My father loved his time at the Store. It was where he was most comfortable. But I don’t believe he cared about the product. He wasn’t solving a problem or addressing a need, except for his need to make a living. Not given to reflective communications, he never expressed anything about the subject of men’s clothing, even while devoting half a century to the cause. Sure, he preferred dressy clothing to denim. And he certainly wouldn’t have approved of ripped jeans under any circumstances. But these preferences could just as well have been expressed if he’d become an insurance agent or a lawyer.

He held many beliefs deep within a well of silence. We weren’t always sure about the inner workings of his mind. But the preferences he did feel sharply, such as that his sons marry within their faith, were communicated with an extreme clarity, spoken or not. When he first met my wife, Katie, who is not Jewish, he closed his eyes, leaned back his head against the couch and proceeded not to speak for the rest of the afternoon.

Several months later, when it appeared Katie and I might stay together, to my great relief, he refrained from an angry display. Certainly already chastened by my mother, he broached the subject of his disapproval with subtlety, even graciousness.

“She’s pretty. She’s smart,” he conceded, then continued, with his coup d’ grace: “But she’s a little older.” This from a man who had married a woman fifteen years younger and made known he felt that was a good idea.

He left out the major facts that she was also Unitarian, divorced and the mother of a two-year-old daughter.

“How will he be with Kelly?” Katie and I fretted.

“Will he accept her?” we wondered.

If he rejected her, Kelly would sense it, to say nothing of the resentment Katie would feel.   To say we were concerned with their introduction to each other is a vast understatement. Yet, when the time came, Lou Sanders instantly abandoned all his inhibitions about religion, about divorce, and about step-grandchildren, a relationship he would have scoffed at as tenuous, at best, in any other family.

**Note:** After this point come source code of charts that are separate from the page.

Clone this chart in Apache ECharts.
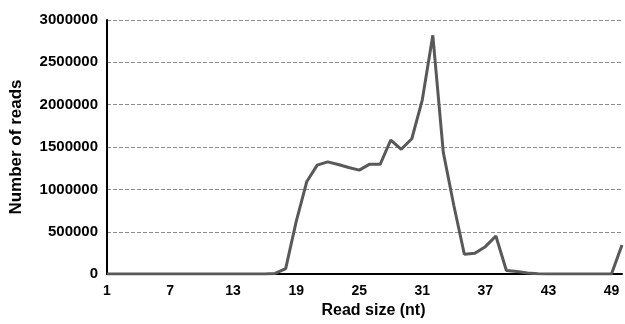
<!DOCTYPE html>
<html>
<head>
<meta charset="utf-8">
<script src="https://cdn.jsdelivr.net/npm/echarts@6/dist/echarts.min.js"></script>
<style>
  html, body { margin: 0; padding: 0; background: #fff; }
  #chart { width: 625px; height: 324px; }
</style>
</head>
<body>
<div id="chart"></div>
<script>
// read sizes 1..50 nt
const readSizes = [];
for (let i = 1; i <= 50; i++) readSizes.push(String(i));

// number of reads per size
const readCounts = [
  0, 0, 0, 0, 0, 0, 0, 0, 0, 0,
  0, 0, 0, 0, 0, 0, 8000, 65000, 620000, 1090000,
  1287000, 1325000, 1294000, 1259000, 1228000, 1298000, 1298000, 1583000, 1474000, 1598000,
  2058000, 2819000, 1435000, 810000, 234000, 246000, 324000, 450000, 42000, 31000,
  14000, 3000, 0, 0, 0, 0, 0, 0, 0, 343000
];

const shownTicks = ['1', '7', '13', '19', '25', '31', '37', '43', '49'];

const font = 'Liberation Sans, Arial, sans-serif';

let myChart = echarts.init(document.getElementById('chart'));
let option = {
  animation: false,
  grid: { left: 106, right: 2, top: 20, bottom: 48 },
  xAxis: {
    type: 'category',
    data: readSizes,
    boundaryGap: false,
    name: 'Read size (nt)',
    nameLocation: 'middle',
    nameGap: 26,
    nameTextStyle: { fontFamily: font, fontWeight: 'bold', fontSize: 16, color: '#000', padding: [0, 0, 0, 18] },
    axisLine: { lineStyle: { color: '#000', width: 2 } },
    axisTick: { show: false },
    axisLabel: {
      interval: 0,
      margin: 10,
      fontFamily: font, fontWeight: 'bold', fontSize: 14, color: '#000',
      formatter: v => shownTicks.includes(v) ? v : ''
    },
    splitLine: { show: false }
  },
  yAxis: {
    type: 'value',
    min: 0,
    max: 3000000,
    interval: 500000,
    name: 'Number of reads',
    nameLocation: 'middle',
    nameGap: 82,
    nameTextStyle: { fontFamily: font, fontWeight: 'bold', fontSize: 17, color: '#000' },
    axisLine: { show: true, lineStyle: { color: '#000', width: 2 } },
    axisTick: { show: false },
    axisLabel: {
      margin: 9, fontFamily: font, fontWeight: 'bold', fontSize: 15, color: '#000',
      formatter: v => String(v)
    },
    splitLine: { show: true, lineStyle: { color: '#8c8c8c', type: 'dashed', width: 1 } }
  },
  series: [{
    type: 'line',
    data: readCounts,
    symbol: 'none',
    smooth: false,
    lineStyle: { color: '#595959', width: 3 }
  }]
};
myChart.setOption(option);
</script>
</body>
</html>
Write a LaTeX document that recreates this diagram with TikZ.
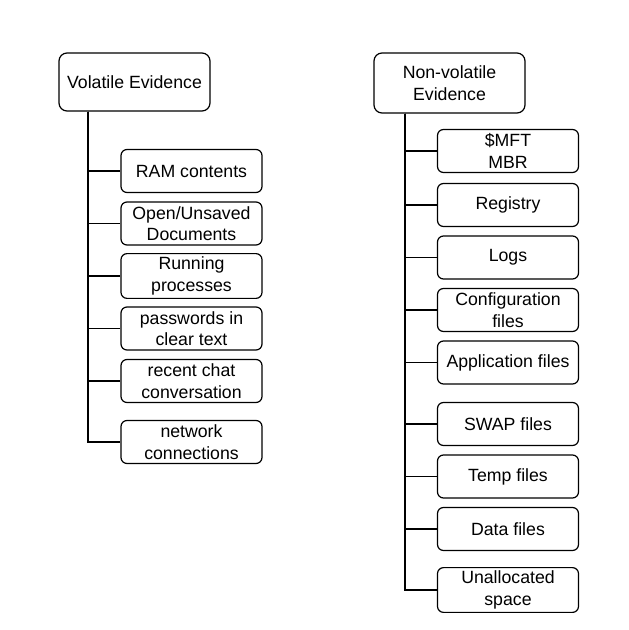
\documentclass[tikz,border=0pt]{standalone}
\usepackage{fontspec}
\setmainfont{Liberation Sans}
\usetikzlibrary{positioning}
\tikzstyle{root} = [rectangle, rounded corners=8pt, minimum width=151pt, minimum height=58pt, align=center, draw=black, line width=1.2pt, font=\fontsize{17.7}{21.6}\selectfont]
\tikzstyle{item} = [rectangle, rounded corners=6pt, minimum width=141pt, minimum height=43pt, align=center, draw=black, line width=1.2pt, font=\fontsize{17.7}{21.6}\selectfont]
\tikzstyle{line} = [line width=1.2pt]

\begin{document}
\begin{tikzpicture}[x=1pt, y=1pt, node distance=52.5pt]
\useasboundingbox (0,0) rectangle (629,-630);

%left column
\node (VE) [root] at (134.5,-82) {Volatile Evidence};
\node (RAM) [item, below of=VE, xshift=57pt, yshift=-36.5pt] {RAM contents};
\node (Docs) [item, below of=RAM] {Open/Unsaved\\Documents};
\node (Proc) [item, below of=Docs] {Running\\processes};
\node (Pass) [item, below of=Proc] {passwords in\\clear text};
\node (Chat) [item, below of=Pass] {recent chat\\conversation};
\node (Net) [item, below of=Chat, yshift=-8.5pt] {network\\connections};

%right column
\node (NV) [root, minimum height=60pt] at (449.5,-83) {Non-volatile\\Evidence};
\node (MFT) [item, below of=NV, xshift=58.5pt, yshift=-15.5pt] {\$MFT\\MBR};
\node (Reg) [item, below of=MFT, yshift=-1.5pt] {Registry};
\node (Logs) [item, below of=Reg] {Logs};
\node (Conf) [item, below of=Logs] {Configuration\\files};
\node (App) [item, below of=Conf] {Application files};
\node (Swap) [item, below of=App, yshift=-9pt] {SWAP files};
\node (Temp) [item, below of=Swap] {Temp files};
\node (Data) [item, below of=Temp] {Data files};
\node (Free) [item, below of=Data, yshift=-8.5pt] {Unallocated\\space};

%lines
\foreach \n in {RAM, Docs, Proc, Pass, Chat, Net}
  \draw [line] (VE.south) ++(-46.5,0) |- (\n.west);
\foreach \n in {MFT, Reg, Logs, Conf, App, Swap, Temp, Data, Free}
  \draw [line] (NV.south) ++(-44.5,0) |- (\n.west);

\end{tikzpicture}
\end{document}
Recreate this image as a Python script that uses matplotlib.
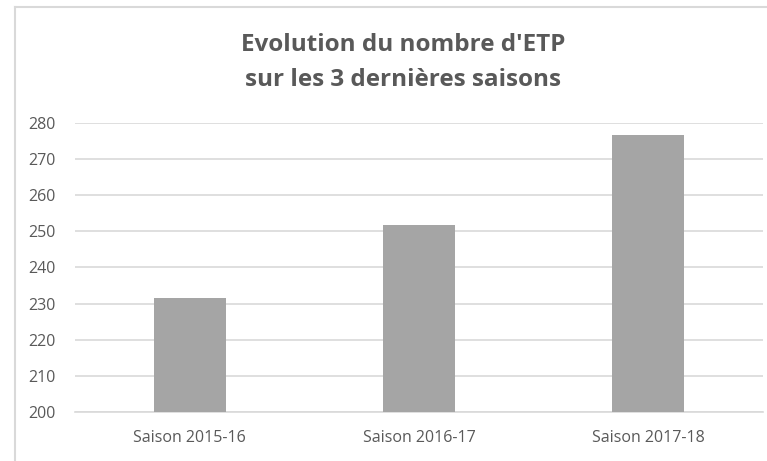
import matplotlib
matplotlib.use("Agg")
import matplotlib.pyplot as plt
from matplotlib.lines import Line2D

categories = ["Saison 2015-16", "Saison 2016-17", "Saison 2017-18"]
values = [231.5, 251.8, 276.7]
yticks = [200, 210, 220, 230, 240, 250, 260, 270, 280]

plt.rcParams['font.family'] = ['Open Sans', 'DejaVu Sans']

W, H = 767, 461
fig = plt.figure(figsize=(W / 100, H / 100), dpi=100)
fig.patch.set_facecolor('white')

ax = fig.add_axes([75 / W, 1 - 412 / H, (763 - 75) / W, (412 - 123) / H])
x = list(range(len(categories)))
ax.bar(x, values, width=0.315, color='#a5a5a5', zorder=3)
ax.set_xlim(-0.5, len(categories) - 0.5)
ax.set_ylim(200, 280)
ax.set_yticks(yticks)
ax.set_yticklabels([str(t) for t in yticks])
ax.set_xticks(x)
ax.set_xticklabels(categories)
ax.yaxis.grid(True, color='#d9d9d9', linewidth=1.2, zorder=0)
for s in ['top', 'right', 'left']:
    ax.spines[s].set_visible(False)
ax.spines['bottom'].set_color('#d9d9d9')
ax.spines['bottom'].set_linewidth(1.2)
ax.tick_params(axis='both', length=0, colors='#595959', labelsize=11.5)
ax.tick_params(axis='y', pad=14)
ax.tick_params(axis='x', pad=13)

fig.text(403 / W, 1 - 45 / H, "Evolution du nombre d'ETP", ha='center', va='center',
         fontsize=17.5, fontweight='bold', color='#595959')
fig.text(403 / W, 1 - 80 / H, "sur les 3 dernières saisons", ha='center', va='center',
         fontsize=17.5, fontweight='bold', color='#595959')

# chart area border (left and top visible)
fig.add_artist(Line2D([15 / W, 15 / W], [0, 1 - 7 / H], transform=fig.transFigure,
                      color='#d9d9d9', linewidth=1.5))
fig.add_artist(Line2D([15 / W, 1], [1 - 7 / H, 1 - 7 / H], transform=fig.transFigure,
                      color='#d9d9d9', linewidth=1.5))

fig.savefig("out.png", dpi=100)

He loved Kelly like his own grandchild immediately, indistinguishable from his other six. Katie, too, was accepted as a beloved daughter-in-law from the moment it became clear she would not be going away. Did Lou reach this accommodation easily? Probably not. But once he got there, Lou Sanders didn’t look back.

*****

Perhaps that is the closest connection he has to Kelly and Laura’s new enterprise. It doesn’t matter what the subject matter is. It’s just coincidence Kelly is entering the field of clothing where my father “played” for so long. In the important ways, when push comes to shove, Kelly is going about it the right way, all in. And as a grandfather to Kelly, when he could have fallen so much shorter, Lou went all the way. If Lou Sanders’ Men’s Shop existed today, doubtless he’d feature a new line on display the moment it becomes available: Kirrin Finch: menswear apparel for women.